Electric providers face concerned landowners as rehab of NY’s aging power lines begins
New York State Electric & Gas is running into initial resistance in its attempt to improve transmission lines traversing three central New York counties.
A battle is brewing across Broome, Cortland and Onondaga counties as property owners get early indications their land is being eyed for a new 345-kilovolt power line stretching from Lafayette in Onondaga County to Johnson City in Broome County.
Initial signs that their property is in play came from letters arriving in their mailboxes in January. Then the landmen — contractors designated by the project sponsor, NYSEG, to obtain signatures on two-page easement agreements — started arriving last month.
Knocks at the front door prompted action. Hour-long discussions with the contractors seeking easements led to a response that won’t please those seeking to modernize the state’s electric grid.
“We don’t know very much at all,” said Richard Edsell, one of the grassroots organizers of a group known as the Broome/Cortland/Onondaga (BCO) Forest, Farm & Home Preservation Alliance. “Right now, we are against the lines. We are against the easements.”
This is not the response NYSEG expected. Utilities and other operators of New York’s electrical infrastructure backbone are being encouraged to beef up the aging system that shows signs of wear.
The New York Independent System Operator, the independent organization responsible for the state’s electric grid, says 80 percent of the transmission infrastructure dates to before 1980, posing a capacity and maintenance risk to the system.

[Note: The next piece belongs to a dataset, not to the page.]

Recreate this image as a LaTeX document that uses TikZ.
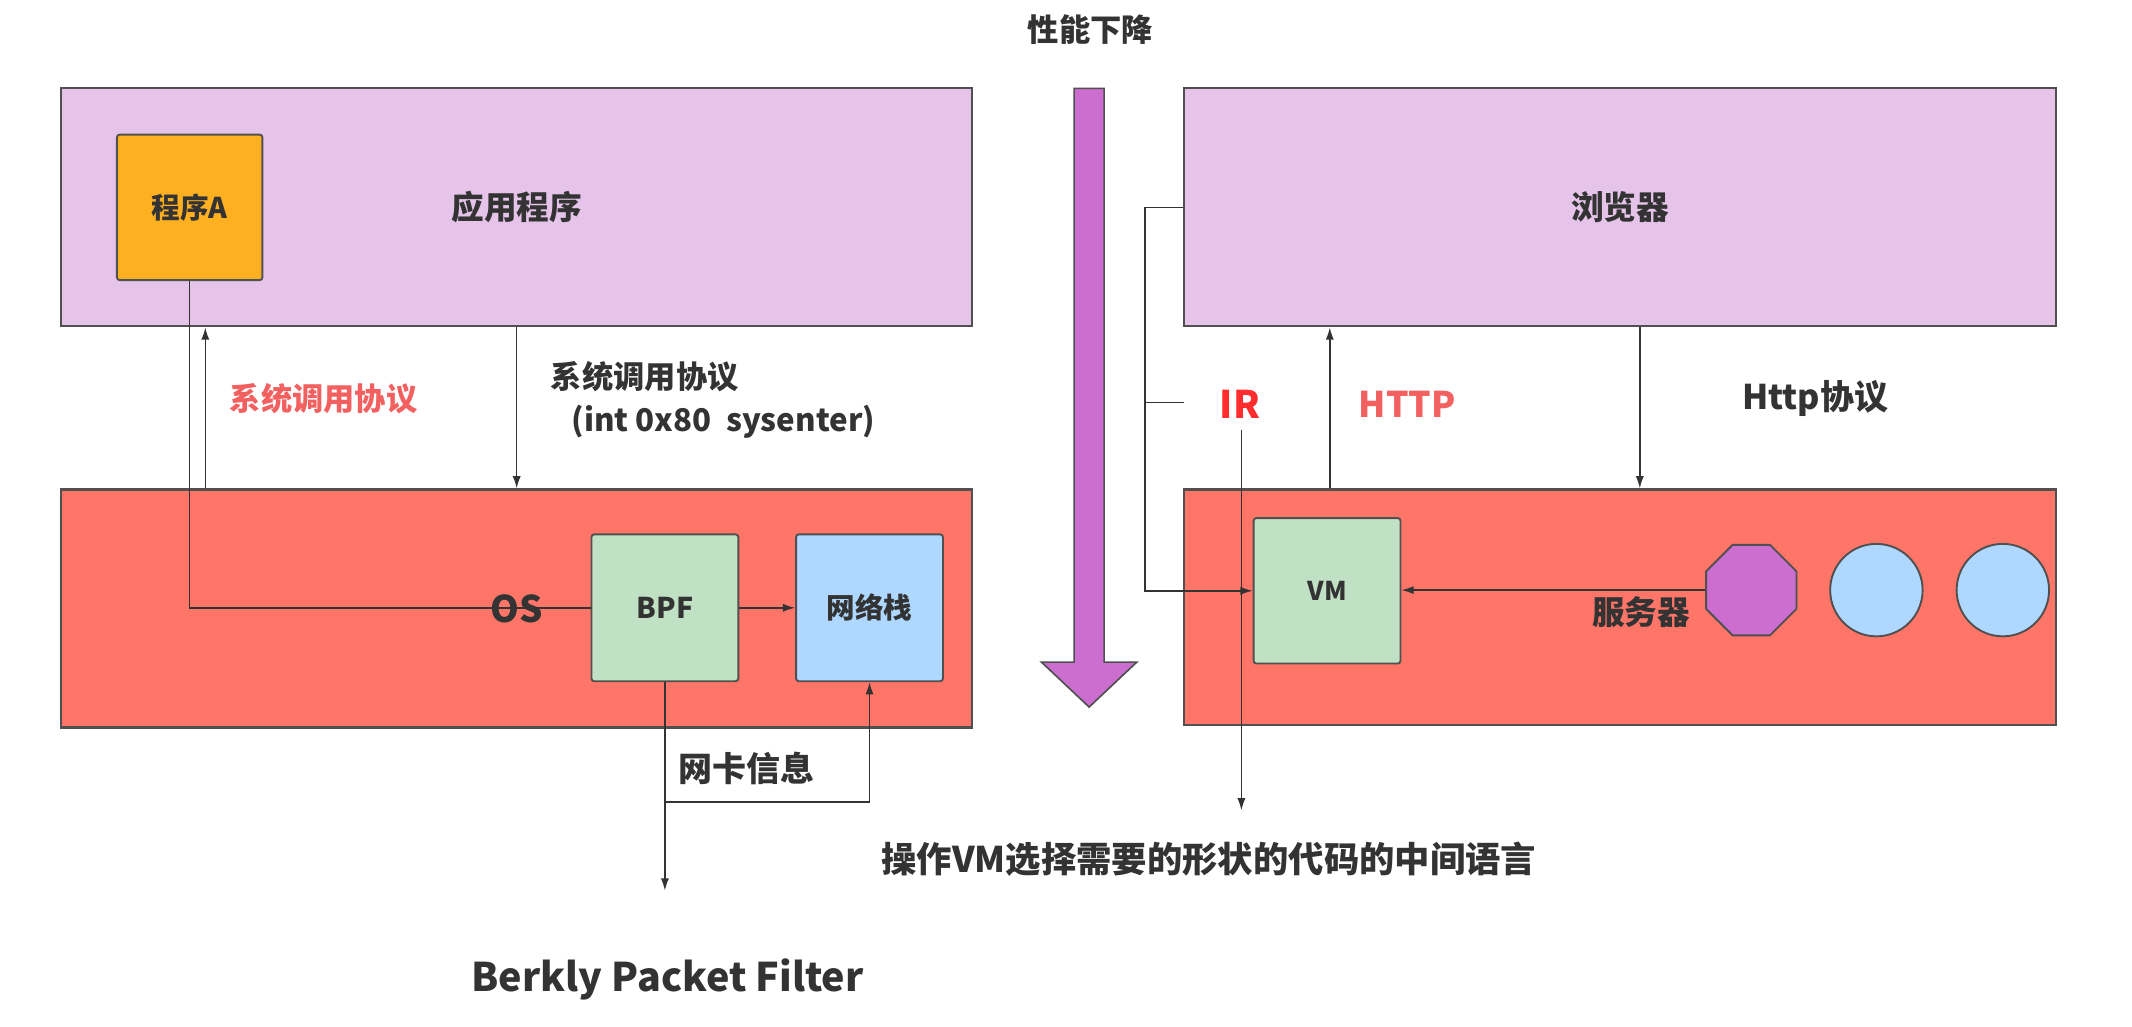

“New and upgraded transmission facilities will help address concerns about maintaining or replacing aging infrastructure,” stated a report on the state of the grid released Thursday.

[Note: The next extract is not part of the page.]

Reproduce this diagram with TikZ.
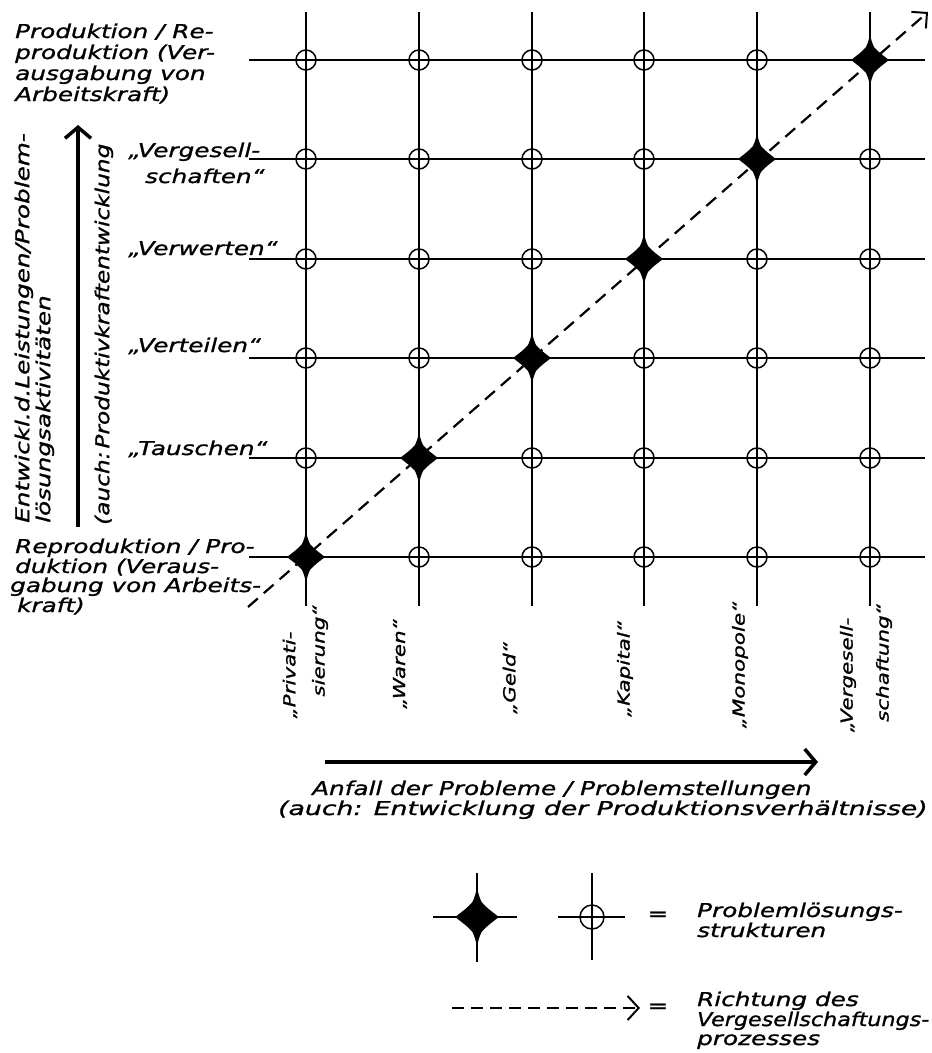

Now, several electric grid bottlenecks across the state threaten NYISO’s ability to deliver power where it is needed when it is needed, particularly west of Utica and south of Albany into the lower Hudson Valley. Improvements to grid’s backbone will enhance the ability to provide downstate power from newly installed and planned sustainable power sources upstate.
Landowners, however, are wary even though the Public Service Commission is encouraging project sponsors to use existing rights-of-way rather than forging new paths through the state.

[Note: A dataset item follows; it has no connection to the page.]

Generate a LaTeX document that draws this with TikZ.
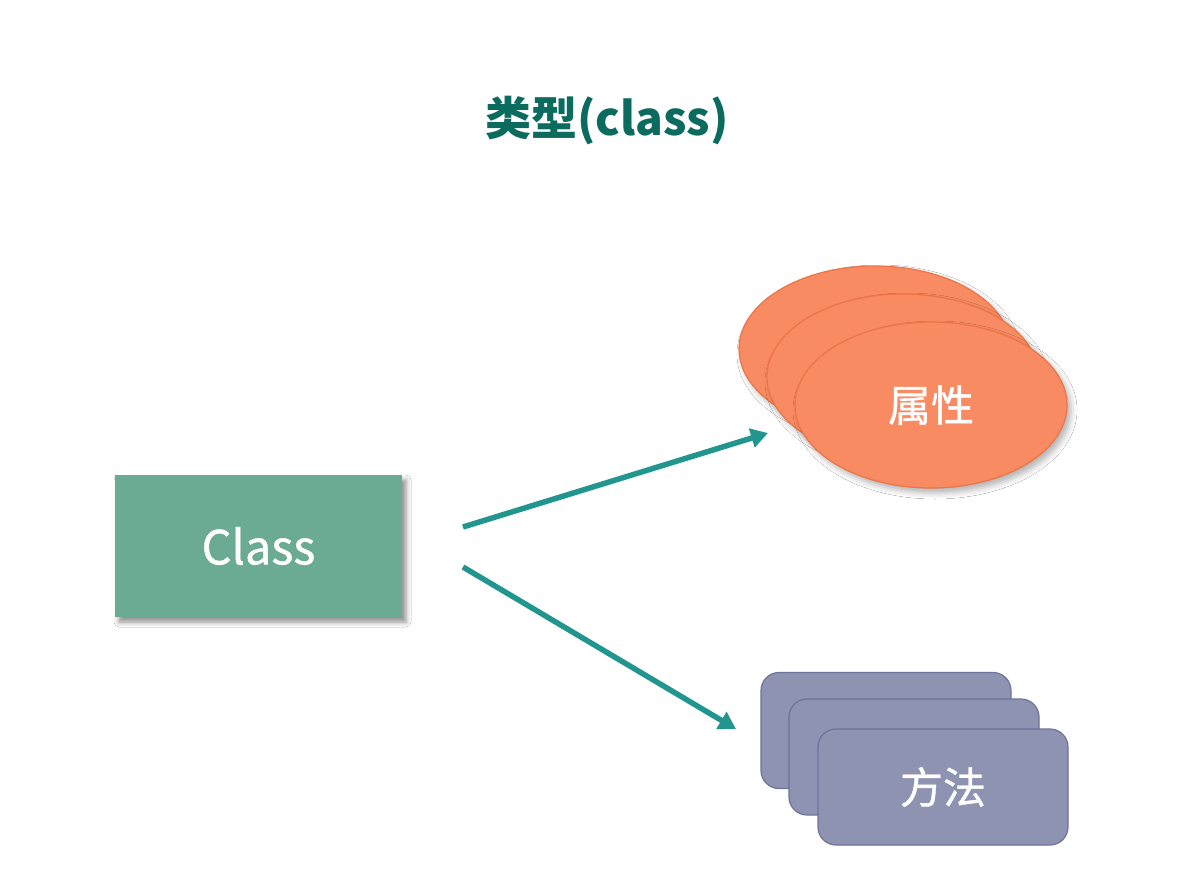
\documentclass[tikz,border=0pt]{standalone}
\usepackage{fontspec}
\setmainfont{Noto Sans CJK SC}
\newfontfamily\cjk{Noto Sans CJK SC}
\newfontfamily\cjkm[FakeBold=0.9]{Noto Sans CJK SC}
\usetikzlibrary{shapes.geometric,shadows.blur,arrows.meta}
\definecolor{titlecol}{HTML}{0B6B5F}
\definecolor{classfill}{HTML}{6BAA93}
\definecolor{orfill}{HTML}{F98B62}
\definecolor{ordraw}{HTML}{EC7446}
\definecolor{pufill}{HTML}{8E93B2}
\definecolor{pudraw}{HTML}{6D7399}
\definecolor{arrcol}{HTML}{21968F}
\tikzset{
  classbox/.style={rectangle, fill=classfill, minimum width=287pt, minimum height=142pt, inner sep=0pt,
    text=white, font=\cjkm\fontsize{47}{52}\selectfont,
    blur shadow={shadow xshift=4pt, shadow yshift=-5pt, shadow blur radius=5pt, shadow opacity=45}},
  attr/.style={ellipse, fill=orfill, draw=ordraw, line width=1.2pt, minimum width=272pt, minimum height=166pt, inner sep=0pt,
    text=white, font=\cjkm\fontsize{43}{48}\selectfont,
    blur shadow={shadow xshift=4pt, shadow yshift=-5pt, shadow blur radius=6pt, shadow opacity=30}},
  meth/.style={rectangle, rounded corners=18pt, fill=pufill, draw=pudraw, line width=1.2pt, minimum width=250pt, minimum height=116pt, inner sep=0pt,
    text=white, font=\cjkm\fontsize{43}{48}\selectfont},
  conn/.style={draw=arrcol, line width=5.5pt, -{Triangle[length=17pt,width=19pt]}},
  titletext/.style={text=titlecol, font=\cjk\bfseries\fontsize{46}{52}\selectfont}
}
\begin{document}
\begin{tikzpicture}[x=1pt,y=-1pt]
\useasboundingbox (0,0) rectangle (1192,878);
\fill[white] (0,0) rectangle (1192,878);
\node[titletext] (title) at (607,121) {类型(class)};
\node[classbox] (class) at (258.5,546) {Class};
\node[attr] (attr3) at (875,349) {};
\node[attr] (attr2) at (903,377) {};
\node[attr] (attr1) at (931,405) {属性};
\node[meth] (meth3) at (886,730.5) {};
\node[meth] (meth2) at (914,757) {};
\node[meth] (meth1) at (943,787) {方法};
\coordinate (s1) at (463,527);
\coordinate (e1) at (768,433);
\coordinate (s2) at (463,567);
\coordinate (e2) at (736,729);
\draw[conn] (s1) -- (e1);
\draw[conn] (s2) -- (e2);
\end{tikzpicture}
\end{document}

A small but growing group of landowners is trying to fight encroachment of the new transmission line, or at least get adequate payments from NYSEG for allowing their property to be used for a greater public good.
For now, the group is encouraging landowners along the route to hold off signing easement agreements until the full scope of the project is known. They believe that if the power line cannot be thwarted, they can at least negotiate higher compensation from NYSEG if they organize as a united front.
“Until you know what’s going on, don’t sign anything,” Elmira-based lawyer Chris Denton told a group of about 50 property owners gathered at the Town of Maine municipal offices on Monday. “A power line easement is a complex business transaction masquerading as a lottery ticket. This is not a simple deal.”
For now, the project is ill-defined. NYSEG is holding back on details. No application has been submitted to the state Public Service Commission for permission to build the line. And the state regulatory agency gets the final decision on whether the line is warranted and if the project sponsor can initiate eminent domain proceedings to secure land at “market rates.”